I also wanted to put this video up because I think people will find it interesting (as I do) and it may spur some discussion.
As to what these throws felt like…an impossible question to adequately answer with words. There is significantly more activation of the front side obliques when you stay optimally closed through landing…it is these muscles that help to laterally tilt the trunk and begin trunk rotation…also keep in mind that this is an incredibly quick shuffle step, despite being slowed down for the .gif image. From initiation to release takes about 0.9 seconds given that this is a 120FPS clip. As such, there is a big initial “push” off the back leg just to get the system moving laterally, but this step doesn’t correspond to what the back leg actually does in the pitching motion.
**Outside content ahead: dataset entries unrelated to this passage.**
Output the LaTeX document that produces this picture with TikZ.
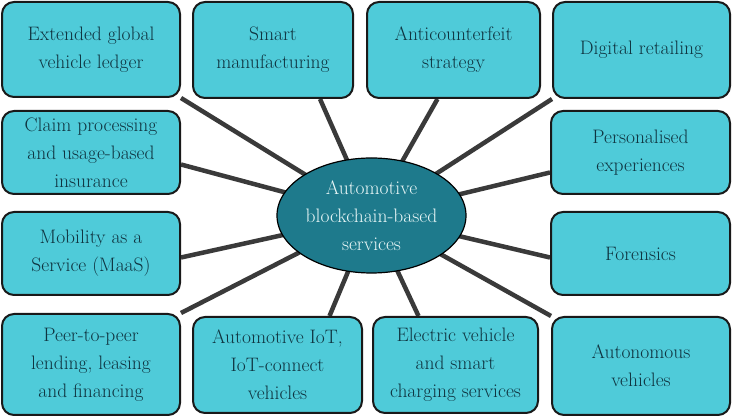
\documentclass[tikz,border=0pt]{standalone}
\usetikzlibrary{backgrounds,shapes.geometric}

\definecolor{boxfill}{HTML}{4FCBD9}
\definecolor{boxtext}{HTML}{0F3440}
\definecolor{hubfill}{HTML}{1E7A8C}
\definecolor{hubtext}{HTML}{E8F6F6}
\definecolor{spoke}{HTML}{3A3A3A}

\begin{document}
\begin{tikzpicture}[
  x=1pt, y=1pt,
  every node/.style={font=\fontsize{19.5}{28}\selectfont, align=center, inner sep=0pt},
  item/.style={rectangle, rounded corners=12pt, draw=black!90, line width=2pt,
    fill=boxfill, text=boxtext},
  hubnode/.style={ellipse, draw=black, line width=1.2pt, fill=hubfill, text=hubtext,
    minimum width=189pt, minimum height=115pt},
  link/.style={spoke, line width=4.5pt}
]
\useasboundingbox (0,0) rectangle (732,419);

% ---------- top row ----------
\node[item, minimum width=178pt, minimum height=95pt] (ledger) at (91,369.5)
  {Extended global\\vehicle ledger};
\node[item, minimum width=160pt, minimum height=96pt] (smart) at (273,369)
  {Smart\\manufacturing};
\node[item, minimum width=173pt, minimum height=96pt] (anti) at (453.5,369)
  {Anticounterfeit\\strategy};
\node[item, minimum width=177pt, minimum height=96pt] (retail) at (641.5,369)
  {Digital retailing};

% ---------- left column ----------
\node[item, minimum width=178pt, minimum height=83pt] (claim) at (91,266.5)
  {Claim processing\\and usage-based\\insurance};
\node[item, minimum width=178pt, minimum height=83pt] (maas) at (91,165.5)
  {Mobility as a\\Service (MaaS)};

% ---------- right column ----------
\node[item, minimum width=179pt, minimum height=83pt] (person) at (640.5,266.5)
  {Personalised\\experiences};
\node[item, minimum width=179pt, minimum height=83pt] (foren) at (640.5,165.5)
  {Forensics};

% ---------- bottom row ----------
\node[item, minimum width=178pt, minimum height=101pt] (peer) at (91,54.5)
  {Peer-to-peer\\lending, leasing\\and financing};
\node[item, minimum width=169pt, minimum height=96pt] (iot) at (277.5,54)
  {Automotive IoT,\\IoT-connect\\vehicles};
\node[item, minimum width=165pt, minimum height=96pt] (ev) at (455.5,54)
  {Electric vehicle\\and smart\\charging services};
\node[item, minimum width=178pt, minimum height=98pt] (auto) at (641,53)
  {Autonomous\\vehicles};

% ---------- hub ----------
\node[hubnode] (hub) at (371.5,203.5)
  {Automotive\\blockchain-based\\services};

% ---------- spokes ----------
\begin{scope}[on background layer]
  \draw[link] (ledger.south east) -- (hub.center);
  \draw[link] ([xshift=47pt]smart.south) -- (hub.center);
  \draw[link] ([xshift=-16pt]anti.south) -- (hub.center);
  \draw[link] (retail.south west) -- (hub.center);
  \draw[link] ([yshift=-12pt]claim.east) -- (hub.center);
  \draw[link] ([yshift=-20pt]person.west) -- (hub.center);
  \draw[link] ([yshift=-4pt]maas.east) -- (hub.center);
  \draw[link] ([yshift=-4pt]foren.west) -- (hub.center);
  \draw[link] (peer.north east) -- (hub.center);
  \draw[link] ([xshift=52pt]iot.north) -- (hub.center);
  \draw[link] ([xshift=-37pt]ev.north) -- (hub.center);
  \draw[link] (auto.north west) -- (hub.center);
\end{scope}

\end{tikzpicture}
\end{document}
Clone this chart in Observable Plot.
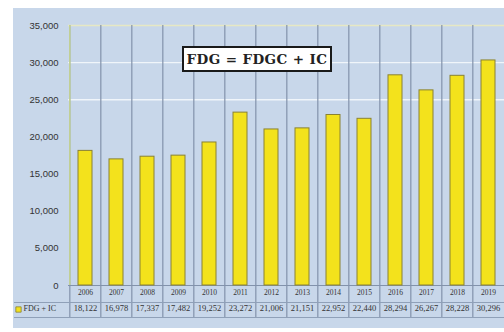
<!DOCTYPE html>
<html>
<head>
<meta charset="utf-8">
<script src="https://cdn.jsdelivr.net/npm/d3@7"></script>
<script src="https://cdn.jsdelivr.net/npm/@observablehq/plot@0.6"></script>
<style>
  html, body { margin: 0; padding: 0; background: #ffffff; overflow: hidden; }
  #wrap { position: relative; width: 504px; height: 332px; }
  #panel { position: absolute; left: 13px; top: 8px; width: 491px; height: 320px; background: #c8d7ea; }
  #chart { position: absolute; left: 0; top: 0; }
  #title { position: absolute; left: 182px; top: 46px; width: 146px; height: 22px;
           background: #ffffff; border: 2px solid #1a1a1a; box-sizing: content-box;
           font: bold 13.5px "DejaVu Serif", "Liberation Serif", serif; color: #222;
           display: flex; align-items: center; justify-content: center; letter-spacing: 0.4px; white-space: nowrap; }
</style>
</head>
<body>
<div id="wrap">
  <div id="panel"></div>
  <div id="chart"></div>
  <div id="title">FDG = FDGC + IC</div>
</div>
<script>
const years = ["2006","2007","2008","2009","2010","2011","2012","2013","2014","2015","2016","2017","2018","2019"];
const values = [18122, 16978, 17337, 17482, 19252, 23272, 21006, 21151, 22952, 22440, 28294, 26267, 28228, 30296];
const seriesName = "FDG + IC";
const yTicks = [0, 5000, 10000, 15000, 20000, 25000, 30000, 35000];
const gridTicks = [25000, 30000];

const data = years.map((y, i) => ({year: y, value: values[i]}));

const x0 = 67.5, x1 = 506.4;
const step = (x1 - x0) / years.length;
const fmt = d3.format(",");

const chart = Plot.plot({
  width: 504,
  height: 332,
  marginTop: 25,
  marginBottom: 47,
  marginLeft: 68,
  marginRight: 0,
  style: {background: "transparent", overflow: "visible", maxWidth: "none"},
  x: {domain: years, range: [x0, x1], paddingInner: 0.54, paddingOuter: 0.27, axis: null},
  y: {domain: [0, 35000], ticks: yTicks, tickFormat: fmt, label: null, axis: null},
  marks: [
    Plot.ruleY(gridTicks, {stroke: "#f4f8fc", strokeWidth: 1.4, strokeOpacity: 0.9}),
    Plot.ruleY([35000], {stroke: "#e6e8c4", strokeWidth: 1.4}),
    Plot.ruleX(years, {x: d => d, dx: -step / 2, stroke: "#8292ab", strokeWidth: 1.2, insetBottom: -32}),
    Plot.ruleX([years[0]], {x: d => d, dx: -step / 2, stroke: "#c8d690", strokeWidth: 1.4}),
    Plot.ruleY([0], {stroke: "#8292ab", strokeWidth: 1}),
    Plot.ruleY([0], {dy: 17, stroke: "#8fa0b8", strokeWidth: 1, insetLeft: -54}),
    Plot.ruleY([0], {dy: 32, stroke: "#8fa0b8", strokeWidth: 1, insetLeft: -54}),
    Plot.barY(data, {x: "year", y: "value", fill: "#f3e21c", stroke: "#8a8232", strokeWidth: 1}),
    Plot.axisY(yTicks, {tickFormat: fmt, tickSize: 0, tickPadding: 10, fontSize: 9.5, fill: "#333",
                fontFamily: "Liberation Sans, Arial, sans-serif", label: null}),
    Plot.text(data, {x: "year", text: "year", frameAnchor: "bottom", dy: 9, fontSize: 7.5, fill: "#333",
                     fontFamily: "Liberation Serif, serif"}),
    Plot.text(data, {x: "year", text: d => fmt(d.value), frameAnchor: "bottom", dy: 25, fontSize: 8.5, fill: "#333",
                     fontFamily: "Liberation Serif, serif"}),
    Plot.dot([seriesName], {frameAnchor: "bottom-left", dx: -50, dy: 24, symbol: "square", r: 3,
                            fill: "#f3e21c", stroke: "#8a8232", strokeWidth: 0.8}),
    Plot.text([seriesName], {frameAnchor: "bottom-left", dx: -45, dy: 25, text: d => d, textAnchor: "start",
                             fontSize: 8, fill: "#333", fontFamily: "Liberation Serif, serif"})
  ]
});
document.getElementById("chart").appendChild(chart);
</script>
</body>
</html>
While the first motion of the back leg is a push (i.e. a crow-hop push-off) the second contact of the back leg aims to harness that incredible momentum and direct it through the front hip joint as you would in a regular pitch. From there, the front leg puts on the brakes and the upper body is catapulted over the front side (engaging the lateral core muscles, NOT bending forward with your six-pack muscles), creating an enormous amount of torque about the trunk provided that the proper position (shoulders FULLY closed) can be attained at landing.
Overall it feels pretty powerful, but a true max effort throw is not something I would want to be doing very often like this. It feels like you’re trying to throw your elbow and shoulder out of their socket. There is almost inevitably a grunt that goes along with it. Very taxing. I don’t think most people ever really throw over 96 or 97% of their true max in games, just because it really does take an entirely new level of effort that couldn’t be repeated for very long.